RECORDS PROVIDED ▸
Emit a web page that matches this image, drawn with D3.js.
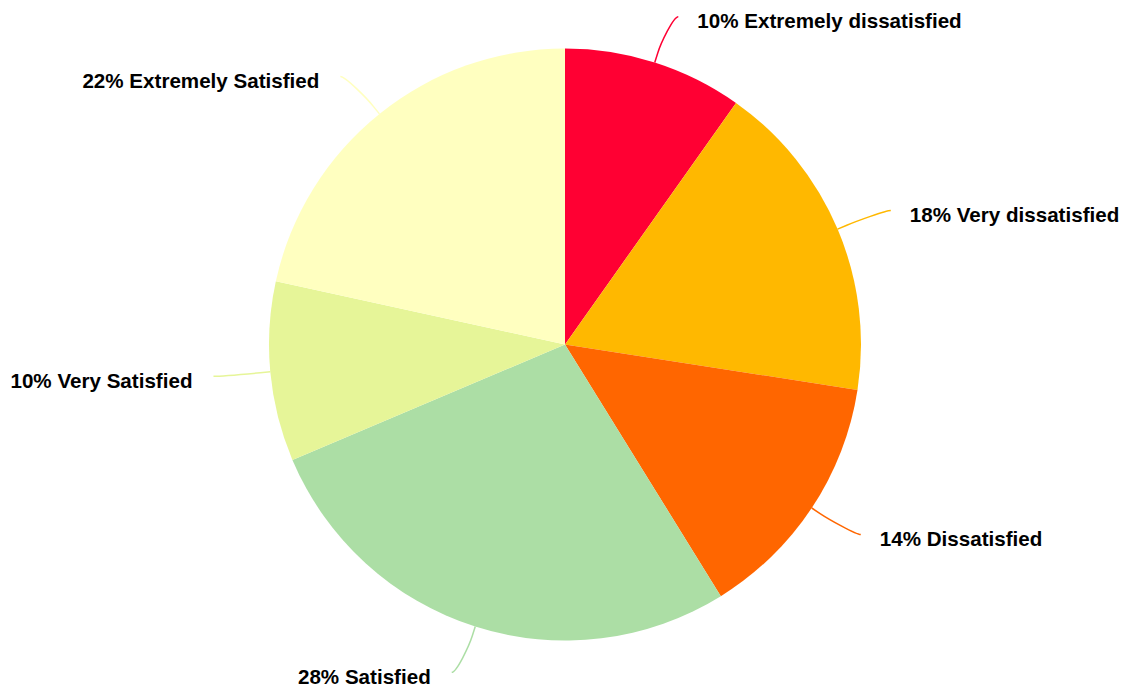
<!DOCTYPE html>
<html>
<head>
<meta charset="utf-8">
<script src="https://cdn.jsdelivr.net/npm/d3@7"></script>
<style>
  html, body { margin: 0; padding: 0; background: #fff; }
  svg { display: block; }
  .label { font-family: "Liberation Sans", Arial, Helvetica, sans-serif; font-weight: bold; font-size: 20.6px; fill: #000; }
</style>
</head>
<body>
<svg id="chart" width="1124" height="687"></svg>
<script>
// Survey responses, clockwise from 12 o'clock
const categories = ["Extremely dissatisfied", "Very dissatisfied", "Dissatisfied", "Satisfied", "Very Satisfied", "Extremely Satisfied"];
const values = [10, 18, 14, 28, 10, 22];
const colors = ["#FF0033", "#FFB800", "#FF6600", "#ACDEA5", "#E6F598", "#FFFFC0"];

const width = 1124, height = 687;
const cx = 565, cy = 344.5, radius = 296;
const labelDist = 344;     // radial distance of the connector end
const breakOffset = 10;    // where the connector bends outside the slice
const sideGap = 9;         // extra horizontal push of the connector end
const textGapRight = 19;   // gap between connector end and text (right side)
const textGapLeft = 21;    // gap between connector end and text (left side)

const data = categories.map((c, i) => ({ name: c, value: values[i], color: colors[i] }));

const svg = d3.select("#chart");
const g = svg.append("g").attr("transform", `translate(${cx},${cy})`);

const pie = d3.pie().value(d => d.value).sort(null);
const arc = d3.arc().innerRadius(0).outerRadius(radius);
const arcs = pie(data);

g.selectAll("path.slice")
  .data(arcs)
  .join("path")
  .attr("class", "slice")
  .attr("d", arc)
  .attr("fill", d => d.data.color);

// polar helper: angle measured clockwise from 12 o'clock
const pt = (a, r) => [Math.sin(a) * r, -Math.cos(a) * r];

arcs.forEach(d => {
  const a = (d.startAngle + d.endAngle) / 2;
  const right = Math.sin(a) >= 0;
  const sign = right ? 1 : -1;
  const touch = pt(a, radius);
  const brk = pt(a, radius + breakOffset);
  const endY = -Math.cos(a) * labelDist;
  const endX = Math.sin(a) * labelDist + sign * sideGap;

  const p = d3.path();
  p.moveTo(endX, endY);
  p.bezierCurveTo(endX - sign * 5, endY, 2 * brk[0] - touch[0], 2 * brk[1] - touch[1], brk[0], brk[1]);
  p.lineTo(touch[0], touch[1]);

  g.append("path")
    .attr("d", p.toString())
    .attr("fill", "none")
    .attr("stroke", d.data.color)
    .attr("stroke-width", 1.5);

  g.append("text")
    .attr("class", "label")
    .attr("x", endX + sign * (right ? textGapRight : textGapLeft))
    .attr("y", endY + 11.5)
    .attr("text-anchor", right ? "start" : "end")
    .text(`${d.data.value}% ${d.data.name}`);
});
</script>
</body>
</html>
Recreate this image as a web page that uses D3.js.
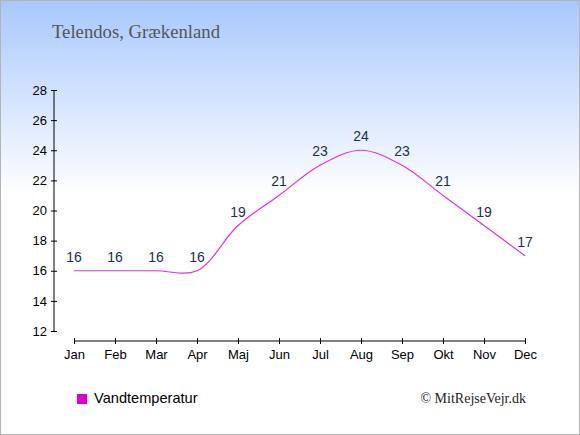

TASK STATEMENT ▸ Omit the pictures, then output the rest of the listing exactly.

EXERCISE SOLUTION ▸
Emit a web page that matches this image, drawn with D3.js.
<!DOCTYPE html>
<html>
<head>
<meta charset="utf-8">
<script src="https://cdn.jsdelivr.net/npm/d3@7"></script>
<style>
  html, body { margin: 0; padding: 0; background: #fff; }
  svg { display: block; }
  .label { font-family: "Liberation Sans", Arial, Helvetica, sans-serif; font-weight: bold; font-size: 20.6px; fill: #000; }
</style>
</head>
<body>
<svg id="chart" width="1124" height="687"></svg>
<script>
// Survey responses, clockwise from 12 o'clock
const categories = ["Extremely dissatisfied", "Very dissatisfied", "Dissatisfied", "Satisfied", "Very Satisfied", "Extremely Satisfied"];
const values = [10, 18, 14, 28, 10, 22];
const colors = ["#FF0033", "#FFB800", "#FF6600", "#ACDEA5", "#E6F598", "#FFFFC0"];

const width = 1124, height = 687;
const cx = 565, cy = 344.5, radius = 296;
const labelDist = 344;     // radial distance of the connector end
const breakOffset = 10;    // where the connector bends outside the slice
const sideGap = 9;         // extra horizontal push of the connector end
const textGapRight = 19;   // gap between connector end and text (right side)
const textGapLeft = 21;    // gap between connector end and text (left side)

const data = categories.map((c, i) => ({ name: c, value: values[i], color: colors[i] }));

const svg = d3.select("#chart");
const g = svg.append("g").attr("transform", `translate(${cx},${cy})`);

const pie = d3.pie().value(d => d.value).sort(null);
const arc = d3.arc().innerRadius(0).outerRadius(radius);
const arcs = pie(data);

g.selectAll("path.slice")
  .data(arcs)
  .join("path")
  .attr("class", "slice")
  .attr("d", arc)
  .attr("fill", d => d.data.color);

// polar helper: angle measured clockwise from 12 o'clock
const pt = (a, r) => [Math.sin(a) * r, -Math.cos(a) * r];

arcs.forEach(d => {
  const a = (d.startAngle + d.endAngle) / 2;
  const right = Math.sin(a) >= 0;
  const sign = right ? 1 : -1;
  const touch = pt(a, radius);
  const brk = pt(a, radius + breakOffset);
  const endY = -Math.cos(a) * labelDist;
  const endX = Math.sin(a) * labelDist + sign * sideGap;

  const p = d3.path();
  p.moveTo(endX, endY);
  p.bezierCurveTo(endX - sign * 5, endY, 2 * brk[0] - touch[0], 2 * brk[1] - touch[1], brk[0], brk[1]);
  p.lineTo(touch[0], touch[1]);

  g.append("path")
    .attr("d", p.toString())
    .attr("fill", "none")
    .attr("stroke", d.data.color)
    .attr("stroke-width", 1.5);

  g.append("text")
    .attr("class", "label")
    .attr("x", endX + sign * (right ? textGapRight : textGapLeft))
    .attr("y", endY + 11.5)
    .attr("text-anchor", right ? "start" : "end")
    .text(`${d.data.value}% ${d.data.name}`);
});
</script>
</body>
</html>
Recreate this image as a web page that uses D3.js.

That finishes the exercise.